■ WHAT YOU HAVE TO DO
Reproduce nothing but the lines from the start of the material through the line that includes "const seriesNames = ['Actual','Our", both ends included, and omit every picture.

■ SUPPLIED INFORMATION
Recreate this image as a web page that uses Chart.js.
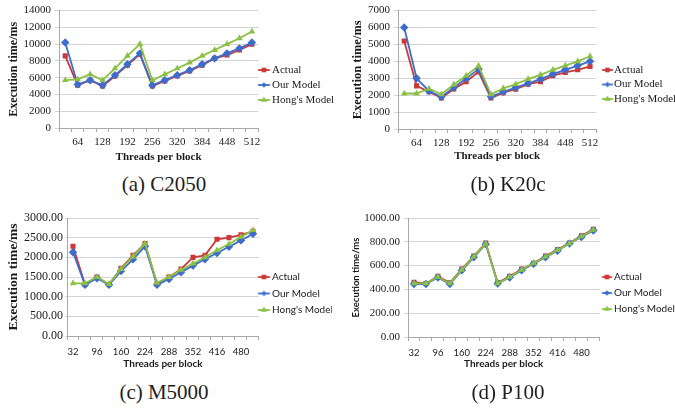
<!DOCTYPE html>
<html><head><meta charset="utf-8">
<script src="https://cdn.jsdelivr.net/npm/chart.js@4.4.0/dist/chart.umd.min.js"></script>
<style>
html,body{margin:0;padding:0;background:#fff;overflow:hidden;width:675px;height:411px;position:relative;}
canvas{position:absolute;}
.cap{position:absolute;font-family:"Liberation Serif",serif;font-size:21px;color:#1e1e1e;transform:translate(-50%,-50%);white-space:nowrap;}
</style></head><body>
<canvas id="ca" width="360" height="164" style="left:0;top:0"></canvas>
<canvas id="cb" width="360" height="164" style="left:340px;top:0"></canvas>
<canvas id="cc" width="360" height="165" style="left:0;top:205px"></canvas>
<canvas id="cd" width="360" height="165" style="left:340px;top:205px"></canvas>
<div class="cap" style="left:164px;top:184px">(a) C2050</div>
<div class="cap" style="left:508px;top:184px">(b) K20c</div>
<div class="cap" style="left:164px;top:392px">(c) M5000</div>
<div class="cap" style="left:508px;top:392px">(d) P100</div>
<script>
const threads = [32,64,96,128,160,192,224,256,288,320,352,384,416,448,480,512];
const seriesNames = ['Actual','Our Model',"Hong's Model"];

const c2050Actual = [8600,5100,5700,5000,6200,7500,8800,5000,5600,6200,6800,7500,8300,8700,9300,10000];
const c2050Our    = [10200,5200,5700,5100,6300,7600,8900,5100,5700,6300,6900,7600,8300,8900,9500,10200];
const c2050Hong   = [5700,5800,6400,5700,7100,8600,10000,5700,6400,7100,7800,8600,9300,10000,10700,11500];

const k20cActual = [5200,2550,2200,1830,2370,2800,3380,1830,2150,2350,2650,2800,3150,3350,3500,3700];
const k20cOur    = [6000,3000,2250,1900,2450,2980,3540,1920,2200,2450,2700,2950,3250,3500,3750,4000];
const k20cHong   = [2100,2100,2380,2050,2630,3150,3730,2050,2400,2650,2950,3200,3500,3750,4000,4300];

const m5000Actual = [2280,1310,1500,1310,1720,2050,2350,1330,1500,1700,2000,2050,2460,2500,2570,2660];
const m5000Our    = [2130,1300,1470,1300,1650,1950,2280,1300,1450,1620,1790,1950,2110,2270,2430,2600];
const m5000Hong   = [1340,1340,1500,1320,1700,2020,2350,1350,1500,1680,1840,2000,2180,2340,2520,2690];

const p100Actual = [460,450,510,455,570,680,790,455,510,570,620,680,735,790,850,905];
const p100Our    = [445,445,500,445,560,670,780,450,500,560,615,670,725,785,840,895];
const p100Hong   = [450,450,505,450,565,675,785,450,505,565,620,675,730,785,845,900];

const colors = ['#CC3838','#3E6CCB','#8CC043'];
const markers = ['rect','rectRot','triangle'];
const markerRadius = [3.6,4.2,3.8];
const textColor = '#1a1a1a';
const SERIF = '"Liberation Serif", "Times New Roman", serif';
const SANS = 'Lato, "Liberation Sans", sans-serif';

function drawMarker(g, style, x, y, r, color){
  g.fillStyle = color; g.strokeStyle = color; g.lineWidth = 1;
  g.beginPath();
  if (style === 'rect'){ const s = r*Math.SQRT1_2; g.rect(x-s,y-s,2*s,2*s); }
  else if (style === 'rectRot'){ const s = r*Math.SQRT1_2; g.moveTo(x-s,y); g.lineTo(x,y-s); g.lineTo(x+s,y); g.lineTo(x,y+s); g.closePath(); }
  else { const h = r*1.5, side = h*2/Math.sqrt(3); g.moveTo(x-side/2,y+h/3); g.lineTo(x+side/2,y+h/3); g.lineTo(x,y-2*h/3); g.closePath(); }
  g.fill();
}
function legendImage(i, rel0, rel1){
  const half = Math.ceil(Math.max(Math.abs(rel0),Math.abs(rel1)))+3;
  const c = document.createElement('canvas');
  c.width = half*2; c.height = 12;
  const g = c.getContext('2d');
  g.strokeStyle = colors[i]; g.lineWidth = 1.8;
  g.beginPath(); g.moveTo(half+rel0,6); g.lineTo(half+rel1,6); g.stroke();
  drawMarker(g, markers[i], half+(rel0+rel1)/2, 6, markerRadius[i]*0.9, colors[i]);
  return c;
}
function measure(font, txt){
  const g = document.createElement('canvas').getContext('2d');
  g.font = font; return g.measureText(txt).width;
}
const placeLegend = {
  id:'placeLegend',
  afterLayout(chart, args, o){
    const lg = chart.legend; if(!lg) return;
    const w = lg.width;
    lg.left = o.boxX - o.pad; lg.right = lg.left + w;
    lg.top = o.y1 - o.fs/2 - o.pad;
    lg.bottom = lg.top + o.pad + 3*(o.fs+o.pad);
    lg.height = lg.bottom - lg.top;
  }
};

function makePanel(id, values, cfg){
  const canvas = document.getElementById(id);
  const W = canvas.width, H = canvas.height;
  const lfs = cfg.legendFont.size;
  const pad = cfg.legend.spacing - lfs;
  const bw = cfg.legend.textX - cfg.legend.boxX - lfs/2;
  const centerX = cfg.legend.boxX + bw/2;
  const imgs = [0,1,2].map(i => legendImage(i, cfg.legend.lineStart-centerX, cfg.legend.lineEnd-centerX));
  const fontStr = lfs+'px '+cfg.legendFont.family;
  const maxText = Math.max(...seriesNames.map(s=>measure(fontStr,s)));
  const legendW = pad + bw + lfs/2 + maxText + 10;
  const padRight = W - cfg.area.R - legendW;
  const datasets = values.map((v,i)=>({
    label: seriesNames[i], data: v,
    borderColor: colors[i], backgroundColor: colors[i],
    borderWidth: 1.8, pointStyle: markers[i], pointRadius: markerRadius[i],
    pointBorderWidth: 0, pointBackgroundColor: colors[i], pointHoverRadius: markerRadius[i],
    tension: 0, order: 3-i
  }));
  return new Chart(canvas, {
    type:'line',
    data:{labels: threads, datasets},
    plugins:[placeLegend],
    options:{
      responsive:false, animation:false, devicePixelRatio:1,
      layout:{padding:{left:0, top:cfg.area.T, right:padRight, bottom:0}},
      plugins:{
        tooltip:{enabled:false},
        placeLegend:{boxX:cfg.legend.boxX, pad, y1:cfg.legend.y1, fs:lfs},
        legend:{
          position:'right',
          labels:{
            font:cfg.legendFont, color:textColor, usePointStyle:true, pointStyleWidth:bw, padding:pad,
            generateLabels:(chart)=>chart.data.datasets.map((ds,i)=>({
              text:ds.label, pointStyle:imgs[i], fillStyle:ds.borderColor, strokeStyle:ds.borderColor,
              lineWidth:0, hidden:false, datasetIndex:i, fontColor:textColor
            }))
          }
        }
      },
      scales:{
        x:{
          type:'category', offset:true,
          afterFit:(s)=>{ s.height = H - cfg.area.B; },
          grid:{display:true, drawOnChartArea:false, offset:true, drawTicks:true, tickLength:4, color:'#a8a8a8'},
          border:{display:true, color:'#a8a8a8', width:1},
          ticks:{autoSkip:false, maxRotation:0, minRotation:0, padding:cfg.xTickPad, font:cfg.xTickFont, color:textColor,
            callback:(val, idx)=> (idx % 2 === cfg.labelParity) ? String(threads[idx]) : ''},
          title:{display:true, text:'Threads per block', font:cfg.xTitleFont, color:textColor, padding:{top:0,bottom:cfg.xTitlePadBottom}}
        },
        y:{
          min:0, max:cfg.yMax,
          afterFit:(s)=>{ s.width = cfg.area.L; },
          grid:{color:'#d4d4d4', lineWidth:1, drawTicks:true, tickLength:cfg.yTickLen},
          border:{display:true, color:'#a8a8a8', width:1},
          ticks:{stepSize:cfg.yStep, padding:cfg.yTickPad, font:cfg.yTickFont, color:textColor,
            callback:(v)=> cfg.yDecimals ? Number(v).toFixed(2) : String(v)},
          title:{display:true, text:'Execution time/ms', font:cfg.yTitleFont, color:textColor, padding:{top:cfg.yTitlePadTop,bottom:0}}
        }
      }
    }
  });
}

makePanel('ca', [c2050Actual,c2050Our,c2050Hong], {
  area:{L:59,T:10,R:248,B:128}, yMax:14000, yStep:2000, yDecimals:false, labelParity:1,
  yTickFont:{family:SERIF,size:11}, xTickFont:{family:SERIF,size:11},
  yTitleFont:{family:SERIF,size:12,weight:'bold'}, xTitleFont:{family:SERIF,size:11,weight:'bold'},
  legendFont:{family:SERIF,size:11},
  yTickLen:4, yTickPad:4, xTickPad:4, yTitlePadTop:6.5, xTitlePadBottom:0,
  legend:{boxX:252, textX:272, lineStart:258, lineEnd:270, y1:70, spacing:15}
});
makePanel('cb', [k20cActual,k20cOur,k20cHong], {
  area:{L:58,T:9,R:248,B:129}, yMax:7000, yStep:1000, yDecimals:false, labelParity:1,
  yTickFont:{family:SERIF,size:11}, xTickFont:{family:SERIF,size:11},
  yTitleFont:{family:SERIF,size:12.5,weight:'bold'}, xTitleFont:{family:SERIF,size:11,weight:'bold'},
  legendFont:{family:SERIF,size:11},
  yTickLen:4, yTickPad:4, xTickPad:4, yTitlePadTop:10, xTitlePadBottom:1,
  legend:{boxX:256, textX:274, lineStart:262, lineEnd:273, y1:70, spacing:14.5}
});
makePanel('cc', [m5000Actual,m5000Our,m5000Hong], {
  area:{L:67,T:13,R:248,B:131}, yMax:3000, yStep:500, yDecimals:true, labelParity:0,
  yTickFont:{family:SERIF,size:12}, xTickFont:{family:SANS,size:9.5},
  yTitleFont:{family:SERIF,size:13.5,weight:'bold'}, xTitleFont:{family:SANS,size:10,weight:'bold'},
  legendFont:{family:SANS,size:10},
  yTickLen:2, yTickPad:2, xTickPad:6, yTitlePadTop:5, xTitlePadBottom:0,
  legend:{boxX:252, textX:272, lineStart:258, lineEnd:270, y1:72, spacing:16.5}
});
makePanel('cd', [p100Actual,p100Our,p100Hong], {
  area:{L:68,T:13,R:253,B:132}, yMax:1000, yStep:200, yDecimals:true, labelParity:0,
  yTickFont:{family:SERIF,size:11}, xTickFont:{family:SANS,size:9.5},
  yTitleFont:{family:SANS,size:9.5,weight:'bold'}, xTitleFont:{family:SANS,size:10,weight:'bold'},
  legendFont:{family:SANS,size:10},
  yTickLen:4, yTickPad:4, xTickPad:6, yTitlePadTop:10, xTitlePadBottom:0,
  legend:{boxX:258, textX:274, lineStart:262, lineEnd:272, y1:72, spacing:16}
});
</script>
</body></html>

■ EXERCISE ANSWER
Recreate this image as a web page that uses Chart.js.
<!DOCTYPE html>
<html><head><meta charset="utf-8">
<script src="https://cdn.jsdelivr.net/npm/chart.js@4.4.0/dist/chart.umd.min.js"></script>
<style>
html,body{margin:0;padding:0;background:#fff;overflow:hidden;width:675px;height:411px;position:relative;}
canvas{position:absolute;}
.cap{position:absolute;font-family:"Liberation Serif",serif;font-size:21px;color:#1e1e1e;transform:translate(-50%,-50%);white-space:nowrap;}
</style></head><body>
<canvas id="ca" width="360" height="164" style="left:0;top:0"></canvas>
<canvas id="cb" width="360" height="164" style="left:340px;top:0"></canvas>
<canvas id="cc" width="360" height="165" style="left:0;top:205px"></canvas>
<canvas id="cd" width="360" height="165" style="left:340px;top:205px"></canvas>
<div class="cap" style="left:164px;top:184px">(a) C2050</div>
<div class="cap" style="left:508px;top:184px">(b) K20c</div>
<div class="cap" style="left:164px;top:392px">(c) M5000</div>
<div class="cap" style="left:508px;top:392px">(d) P100</div>
<script>
const threads = [32,64,96,128,160,192,224,256,288,320,352,384,416,448,480,512];
const seriesNames = ['Actual','Our Model',"Hong's Model"];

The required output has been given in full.